Your goal:
Give only the number of lines in the data that include the string "with".

Dataset extract:
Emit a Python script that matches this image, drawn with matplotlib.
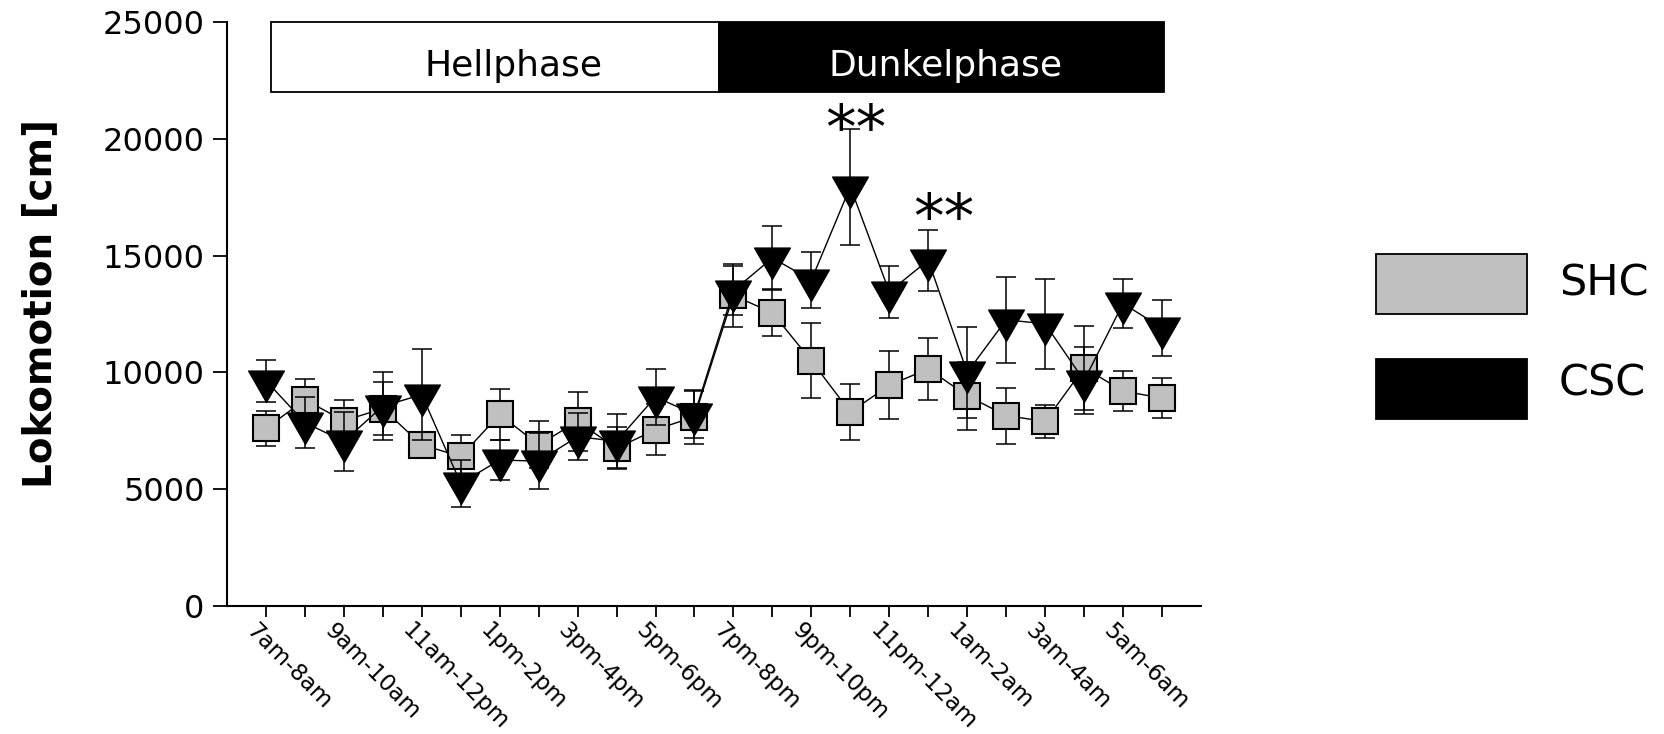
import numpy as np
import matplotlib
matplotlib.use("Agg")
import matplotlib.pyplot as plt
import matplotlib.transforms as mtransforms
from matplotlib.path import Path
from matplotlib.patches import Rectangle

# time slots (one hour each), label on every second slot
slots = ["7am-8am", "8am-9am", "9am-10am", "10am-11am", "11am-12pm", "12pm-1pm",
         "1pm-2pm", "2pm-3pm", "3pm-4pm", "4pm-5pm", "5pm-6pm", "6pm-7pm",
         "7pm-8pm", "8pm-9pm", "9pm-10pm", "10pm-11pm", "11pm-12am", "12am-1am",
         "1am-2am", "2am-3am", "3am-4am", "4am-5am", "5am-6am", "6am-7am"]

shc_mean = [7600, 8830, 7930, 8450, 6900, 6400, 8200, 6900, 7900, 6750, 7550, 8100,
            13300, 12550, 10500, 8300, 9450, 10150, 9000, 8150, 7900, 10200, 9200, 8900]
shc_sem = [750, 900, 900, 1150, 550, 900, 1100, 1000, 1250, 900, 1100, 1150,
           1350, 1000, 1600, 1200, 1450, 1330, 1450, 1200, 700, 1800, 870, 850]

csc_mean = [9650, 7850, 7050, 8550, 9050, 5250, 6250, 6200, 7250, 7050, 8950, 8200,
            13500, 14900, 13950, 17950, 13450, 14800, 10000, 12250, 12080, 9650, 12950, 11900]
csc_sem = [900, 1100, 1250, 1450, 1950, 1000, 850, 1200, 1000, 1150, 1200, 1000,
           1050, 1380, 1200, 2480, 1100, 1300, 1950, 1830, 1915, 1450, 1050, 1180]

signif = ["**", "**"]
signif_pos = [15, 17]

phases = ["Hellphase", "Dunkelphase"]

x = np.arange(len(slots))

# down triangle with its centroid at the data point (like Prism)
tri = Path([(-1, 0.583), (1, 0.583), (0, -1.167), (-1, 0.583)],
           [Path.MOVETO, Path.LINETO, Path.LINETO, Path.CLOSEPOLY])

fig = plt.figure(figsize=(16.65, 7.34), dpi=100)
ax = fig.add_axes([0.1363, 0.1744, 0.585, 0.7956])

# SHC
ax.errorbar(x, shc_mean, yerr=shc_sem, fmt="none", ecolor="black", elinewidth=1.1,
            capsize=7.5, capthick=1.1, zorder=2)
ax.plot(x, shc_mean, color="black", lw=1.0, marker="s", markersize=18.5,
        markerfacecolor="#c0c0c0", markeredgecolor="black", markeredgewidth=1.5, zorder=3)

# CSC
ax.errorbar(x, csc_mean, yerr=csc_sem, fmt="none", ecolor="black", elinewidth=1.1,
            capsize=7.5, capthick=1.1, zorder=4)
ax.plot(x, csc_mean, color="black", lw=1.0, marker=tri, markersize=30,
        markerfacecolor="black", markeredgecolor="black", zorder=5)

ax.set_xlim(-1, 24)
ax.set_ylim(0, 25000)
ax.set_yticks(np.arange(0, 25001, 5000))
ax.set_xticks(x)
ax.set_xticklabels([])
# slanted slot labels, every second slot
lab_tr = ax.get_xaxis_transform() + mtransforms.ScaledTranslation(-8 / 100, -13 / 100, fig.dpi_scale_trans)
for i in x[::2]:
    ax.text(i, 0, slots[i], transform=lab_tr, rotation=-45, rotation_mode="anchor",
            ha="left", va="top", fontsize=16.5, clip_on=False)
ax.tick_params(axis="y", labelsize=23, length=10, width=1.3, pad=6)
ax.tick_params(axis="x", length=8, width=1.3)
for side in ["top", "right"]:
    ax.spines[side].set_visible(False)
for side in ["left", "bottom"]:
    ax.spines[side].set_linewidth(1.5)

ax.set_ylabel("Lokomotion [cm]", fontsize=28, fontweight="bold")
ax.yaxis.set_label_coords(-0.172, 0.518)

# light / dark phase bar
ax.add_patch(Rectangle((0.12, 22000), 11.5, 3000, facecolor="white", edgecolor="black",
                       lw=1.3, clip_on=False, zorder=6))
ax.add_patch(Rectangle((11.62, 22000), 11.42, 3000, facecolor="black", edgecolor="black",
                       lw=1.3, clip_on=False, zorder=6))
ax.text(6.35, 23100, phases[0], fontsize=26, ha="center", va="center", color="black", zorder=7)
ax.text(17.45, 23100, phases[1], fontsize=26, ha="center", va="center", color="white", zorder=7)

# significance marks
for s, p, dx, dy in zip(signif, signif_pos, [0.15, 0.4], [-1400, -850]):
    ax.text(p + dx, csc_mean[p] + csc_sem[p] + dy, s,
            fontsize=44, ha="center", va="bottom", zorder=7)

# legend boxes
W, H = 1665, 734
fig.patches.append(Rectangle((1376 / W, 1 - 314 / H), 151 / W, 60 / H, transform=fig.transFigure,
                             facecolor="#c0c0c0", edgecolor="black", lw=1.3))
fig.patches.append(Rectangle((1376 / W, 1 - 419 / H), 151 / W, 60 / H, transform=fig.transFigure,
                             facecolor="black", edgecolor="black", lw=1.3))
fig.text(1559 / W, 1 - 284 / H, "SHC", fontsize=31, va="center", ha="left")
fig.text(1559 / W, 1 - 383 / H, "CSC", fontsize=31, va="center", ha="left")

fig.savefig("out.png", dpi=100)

Answer to this exercise:
2